In Haskell, and most new programming languages these days,
everything is a pointer.
No object physically contains another object.
In struct
-y languages like Rust,
the default is the opposite:
objects actually nest physically in memory.
So I needed to have this Rc
, and it makes everything
a bit less elegant and effortless than Haskell.
I had to figure out where to put it.
It's a bit fiddly.
I gave this type a clone()
method,
because that is a useful thing to have in Rust,
but my clone()
method doesn't actually copy the entire list.
It just clones the Rc
,
which bumps a reference count on already-allocated, immutable data.
To give you a feel for what it's like to put a method on a type in Rust:
impl<T> for List<T> {
fn head(&self) -> Option<&T> {
match _self {
List::Nil => None,
List::Cons(ref pp) => Some(&(**pp).0)
}
}
}
Again, the fact that pointers are explicit
means writing a lot of *
and &
and ref
that you wouldn't have in any other language.
(For me, the most disappointing thing here is that pattern matching did not get me all the way to where I wanted to go.
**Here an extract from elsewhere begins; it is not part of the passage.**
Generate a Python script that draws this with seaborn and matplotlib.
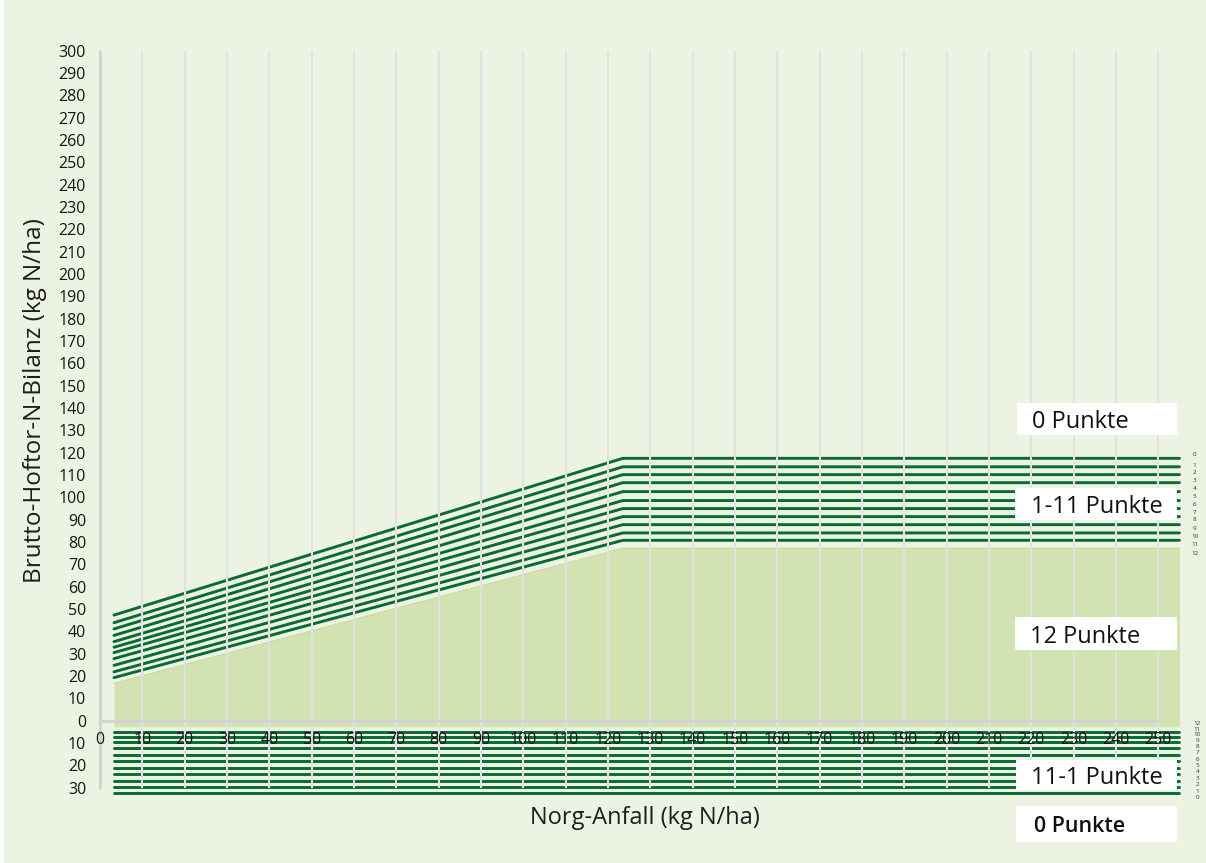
"""Brutto-Hoftor-N-Bilanz vs. Norg-Anfall: Punkte-Bereiche."""
import numpy as np
import pandas as pd
from matplotlib import pyplot as plt
from matplotlib.patches import Rectangle
import seaborn as sns

sns.set_style('white')
plt.rcParams['font.family'] = ['Open Sans', 'DejaVu Sans']

# Chart data
# Knots of the threshold lines: start, knee, end (kg N/ha)
norg = [3.3, 123.5, 255]
# Upper limit of the 12-Punkte area
fill_top = [16.7, 77.2, 77.2]
fill_bottom = -2.7
# Upper threshold lines (top to bottom): value at start and at knee
upper_start = [47.3, 43.9, 41.1, 38.2, 35.4, 32.9, 30.5, 27.8, 24.8, 21.9, 19.3]
upper_knee = [117.5, 113.7, 110.2, 106.6, 102.6, 98.6, 95.0, 91.4, 87.8, 84.1, 80.8]
# Lower (negative balance) threshold lines
lower_levels = [-5.2, -7.2, -9.4, -12.4, -15.4, -18.0, -21.0, -24.0, -26.9, -29.6, -32.2]
# Small point labels on the right
upper_points = list(range(0, 13))
upper_points_y = [119.0, 114.5, 111.1, 107.5, 103.8, 100.2, 96.7, 93.3, 89.9, 86.2, 82.4, 78.8, 75.0]
lower_points = list(range(12, -1, -1))
lower_points_y = [-1.2, -3.9, -6.1, -9.0, -11.6, -14.3, -17.3, -20.0, -22.8, -25.8, -28.7, -31.5, -34.5]
x_ticks = list(range(0, 251, 10))
y_ticks = list(range(-30, 301, 10))
y_ticklabels = [str(abs(v)) for v in y_ticks]

GREEN = '#0a6a36'
BG = '#ecf3e3'

# Long-form table for seaborn
rows = []
for i, (a, b) in enumerate(zip(upper_start, upper_knee)):
    for x, y in zip(norg, [a, b, b]):
        rows.append((f'u{i}', x, y))
for i, lvl in enumerate(lower_levels):
    for x in (norg[0], norg[-1]):
        rows.append((f'l{i}', x, lvl))
df = pd.DataFrame(rows, columns=['line', 'norg', 'bilanz'])

W, H = 1206, 863
fig = plt.figure(figsize=(W / 100, H / 100), dpi=100, facecolor=BG)
ax = fig.add_axes([100 / W, 1 - 798.9 / H, 1087.9 / W, 752.6 / H])
ax.set_facecolor('none')

# 12-Punkte area
ax.fill_between(norg, fill_bottom, fill_top, color='#d2e2b0', lw=0, zorder=1)
ax.plot(norg, fill_top, color='#c6dba0', lw=1, zorder=1.1)

# Threshold lines
sns.lineplot(df, x='norg', y='bilanz', units='line', estimator=None,
             color=GREEN, lw=2.1, ax=ax, zorder=2)

# Vertical gridlines drawn over the lines, under the tick labels
ax.vlines(x_ticks[1:], -30, 300, color='#e1e1e1', lw=1.5, zorder=2.3)

ax.set_xlim(0, 257)
ax.set_ylim(-35, 302)
ax.set_xticks(x_ticks)
ax.set_yticks(y_ticks, labels=y_ticklabels)
ax.tick_params(length=0, labelsize=11.5, colors='#151515')
ax.tick_params(axis='x', pad=8)
ax.tick_params(axis='y', pad=10)
ax.set_axisbelow(False)
ax.set_xlabel('')
ax.set_ylabel('')

for side in ['top', 'right']:
    ax.spines[side].set_visible(False)
ax.spines['left'].set_bounds(-30, 300)
ax.spines['left'].set_color('#cfcfcf')
ax.spines['left'].set_linewidth(1.8)
ax.spines['bottom'].set_position(('data', 0))
ax.spines['bottom'].set_bounds(0, 250)
ax.spines['bottom'].set_color('#d3d3d3')
ax.spines['bottom'].set_linewidth(2.2)

# Small point numbers on the right
for p, y in zip(upper_points, upper_points_y):
    ax.text(258.6, y, str(p), fontsize=4.5, ha='center', va='center', color='#333333')
for p, y in zip(lower_points, lower_points_y):
    ax.text(259.2, y, str(p), fontsize=4.5, ha='center', va='center', color='#333333')


def punkte_box(x0, y0, x1, y1, label, tx, size=17, weight='normal'):
    """White label box in pixel coordinates."""
    fig.patches.append(Rectangle(
        (x0 / W, 1 - y1 / H), (x1 - x0) / W, (y1 - y0) / H,
        transform=fig.transFigure, facecolor='white', edgecolor='none', zorder=5
    ))
    fig.text(tx / W, 1 - (y0 + y1) / 2 / H, label, ha='left', va='center_baseline',
             fontsize=size, weight=weight, color='#111111', zorder=6)


punkte_box(1017, 403, 1177, 435, '0 Punkte', 1032)
punkte_box(1015, 488, 1177, 520, '1-11 Punkte', 1031)
punkte_box(1015, 617, 1177, 650, '12 Punkte', 1030)
punkte_box(1016, 760, 1177, 790, '11-1 Punkte', 1031)
punkte_box(1016, 806, 1177, 842, '0 Punkte', 1034, size=15.5, weight='semibold')

fig.text(645 / W, 1 - 818 / H, 'Norg-Anfall (kg N/ha)', fontsize=17,
         ha='center', va='center', color='#1e1e1e')
fig.text(35 / W, 1 - 401 / H, 'Brutto-Hoftor-N-Bilanz (kg N/ha)', fontsize=17.5,
         rotation=90, ha='center', va='center', color='#1e1e1e')

fig.patches.append(Rectangle((0, 0), 4 / W, 1, transform=fig.transFigure,
                             facecolor='white', edgecolor='none', zorder=0))

fig.savefig('out.png', dpi=100, facecolor=BG)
I would have loved to write
match *self {
Nil => None,
Cons(Rc((ref head, _))) => Some(head) // error - no such syntax in Rust
}
but Rust does not have patterns
that traverse smart-pointer types like Rc
.)
But the cool thing I wanted to show off here is how easy Rust makes it to implement purely functional data structures... and then mutate them.
impl<T> List<T> {
fn push_front(&mut self, value: T) {
let mut tmp = List::Nil;
std::mem::swap(&mut tmp, self);
*self = List::Cons(Rc::new((value, tmp)));
}
}
This allows you to write stuff like:
let mut my_list = List::Nil;
my_list.push_front("world");
my_list.push_front("hello");
Maybe there is nothing wrong with mutating a purely functional data structure, as long as there are no other references to observe the change.
-
Shared mutable state is a mess.
-
Most programming langauges make no effort to control that mess at all.
-
Functional programming languages mostly help by eliminating mutable state.
-
In Rust, you choose between "shared" and "mutable".